Thanks. Funny you say you used to feel like a doormat because that's what my mom used to say. I'd just paraphrase one of my favorite book titles and say: People can''t walk all over you if you don't lie down on the floor!

I have confronted one of my friends. We are corresponding on Facebook messenger. It seems to be going well, but is going to take awhile. I'm not in a hurry, it's very important to me and I want to do it right. Also, have lots of other things going on so limited time, limited energy to due to health matters. I'm pretty sure we are going to work it out. Messenger is a good way because if in person and we disagree on some things--politics especially--she tends to get angry and spew things she later regrets. We've talked about that. We are very different in many ways but we love each other dearly and value our differences.

The other friend, I'm not so sure about. She has many problems, both mental and physical health, including brain damage from 2 strokes plus a TBI. Confronting her in the usual sense just isn't in the cards. She gets confused, upset, anxious, angry and hurt so easily that it becomes almost impossible to have a conversation. We have been friends for 28 years and I love her dearly but really don't know how to handle her constant neediness and unreasonable demands. I should add that these things have been a problem on and off for a long time--mostly when she is between relationships when she gets very depressed and sometimes suicidal. (Her sister committed suicide not long after we met.) She is in a 15-year relationship now, but it is very tempestuous. Her partner is also very ill and both are in constant pain. Her partner has a tendency to get verbally abusive, which I really hate, because I was in that kind of relationship for a long time. But my friend says she accepts that, and is always making excuses for her partner because she is ill and in pain. Her partner tends to avoid her a lot because she can't handle the drama. I really don't blame her, because I only visit occasionally and it's really hard for me, too. So my friend feels abandoned, and is always trying to manipulate me into doing things for her and coming to visit etc. What I have done is refuse to respond to her manipulation and dropping hints. I just address what she actually says. She complained that I take her too literally! Yes I do, that's deliberate! So lately she has been a bit more direct about asking me to visit etc.

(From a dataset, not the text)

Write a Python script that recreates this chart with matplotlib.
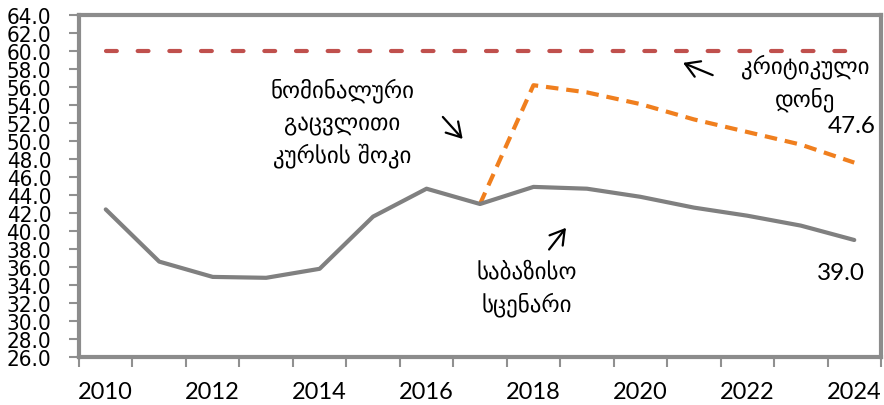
import matplotlib
matplotlib.use("Agg")
import matplotlib.pyplot as plt
from matplotlib.ticker import MultipleLocator, FixedLocator

years = list(range(2010, 2025))
baseline = [42.4, 36.6, 34.9, 34.8, 35.8, 41.6, 44.7, 43.0, 44.9, 44.7, 43.8, 42.6, 41.7, 40.6, 39.0]
shock_years = list(range(2017, 2025))
shock = [43.0, 56.2, 55.4, 54.1, 52.4, 51.0, 49.6, 47.6]
critical = [60.0] * len(years)
xtick_labels = [2010, 2012, 2014, 2016, 2018, 2020, 2022, 2024]

num_font = "Lato"
geo_font = ["DejaVu Sans"]

fig = plt.figure(figsize=(8.84, 4.06), dpi=100)
ax = fig.add_axes([0.0894, 0.1182, 0.9072, 0.8424])

ax.plot(years, critical, color="#C0504D", lw=3, dashes=(2.6, 5.0), dash_capstyle="round")
ax.plot(shock_years, shock, color="#F07F1E", lw=3, dashes=(3.0, 1.9), dash_capstyle="butt")
ax.plot(years, baseline, color="#808080", lw=3, solid_capstyle="round")

ax.set_xlim(2009.5, 2024.5)
ax.set_ylim(26, 64)
ax.yaxis.set_major_locator(MultipleLocator(2))
ax.set_yticklabels([f"{v:.1f}" for v in ax.get_yticks()])
ax.xaxis.set_major_locator(FixedLocator(xtick_labels))
ax.xaxis.set_minor_locator(FixedLocator([y - 0.5 for y in years] + [2024.5]))
ax.tick_params(axis="x", which="major", length=0, pad=17, labelsize=17)
ax.tick_params(axis="x", which="minor", length=7, width=1.5, color="#909090")
ax.tick_params(axis="y", length=7, width=1.5, color="#909090", pad=13, labelsize=16)
for lab in ax.get_xticklabels():
    lab.set_fontfamily(num_font)
for lab in ax.get_yticklabels():
    lab.set_fontfamily("DejaVu Sans")
    lab.set_fontstretch("condensed")

for s in ax.spines.values():
    s.set_color("#8C8C8C")
    s.set_linewidth(3)

ax.text(2014.43, 52.1, "ნომინალური\nგაცვლითი\nკურსის შოკი", ha="center", va="center",
        fontsize=16.5, family=geo_font, linespacing=1.45)
ax.text(2023.08, 56.5, "კრიტიკული\nდონე", ha="center", va="center",
        fontsize=16.5, family=geo_font, linespacing=1.45)
ax.text(2017.87, 33.7, "საბაზისო\nსცენარი", ha="center", va="center",
        fontsize=16.5, family=geo_font, linespacing=1.45)
ax.text(2024.39, 51.7, "47.6", ha="right", va="center", fontsize=17.5, family=num_font)
ax.text(2024.2, 35.4, "39.0", ha="right", va="center", fontsize=17.5, family=num_font)

arrow = dict(arrowstyle="->,head_length=0.5,head_width=0.3", color="black", lw=1.6, mutation_scale=20)
ax.annotate("", xy=(2016.71, 50.0), xytext=(2016.27, 52.9), arrowprops=arrow)
ax.annotate("", xy=(2020.75, 58.8), xytext=(2021.40, 57.2), arrowprops=arrow)
ax.annotate("", xy=(2018.64, 40.6), xytext=(2018.26, 37.7), arrowprops=arrow)

fig.savefig("out.png", dpi=100)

Add to this that I have had a couple on run-ins on Facebook with her partner over politics and her partner's comments, which tend to attack the person and not the issue. It's strange, now that I think of it because both this conflict and that with my other friend have been started over presidential politics.

So mostly I have been avoiding the 2nd friend, have not gone to visit for about a month--last time I drove her mom there and what a combination, they really set each other off, and that set off an argument between my friend and her partner. If I hadn't driven the mom there I would have been tempted to just excuse myself and leave. I really hate to listen to people fight and abuse each other. Several years ago on Christmas Day, I walked out because they started fighting. My friend was really angry at me and never did understand why I left. She says people argue, you just have to expect that. Well, I DON'T expect people to fight in front of their guest! It's very rude and makes me feel embarrassed and like they really don't want me there.

On top of all of this the mom has mild dementia, so she gets confused and forgets things. It's sad, because I really like her, too. She is actually closer to my age than my friend it. I know it has to be hard to watch her 2nd daughter go downhill and probably going to die in the near future, after burying her other daughter so many years ago.

I could go on, but you get the picture. Thanks for your supportive comments.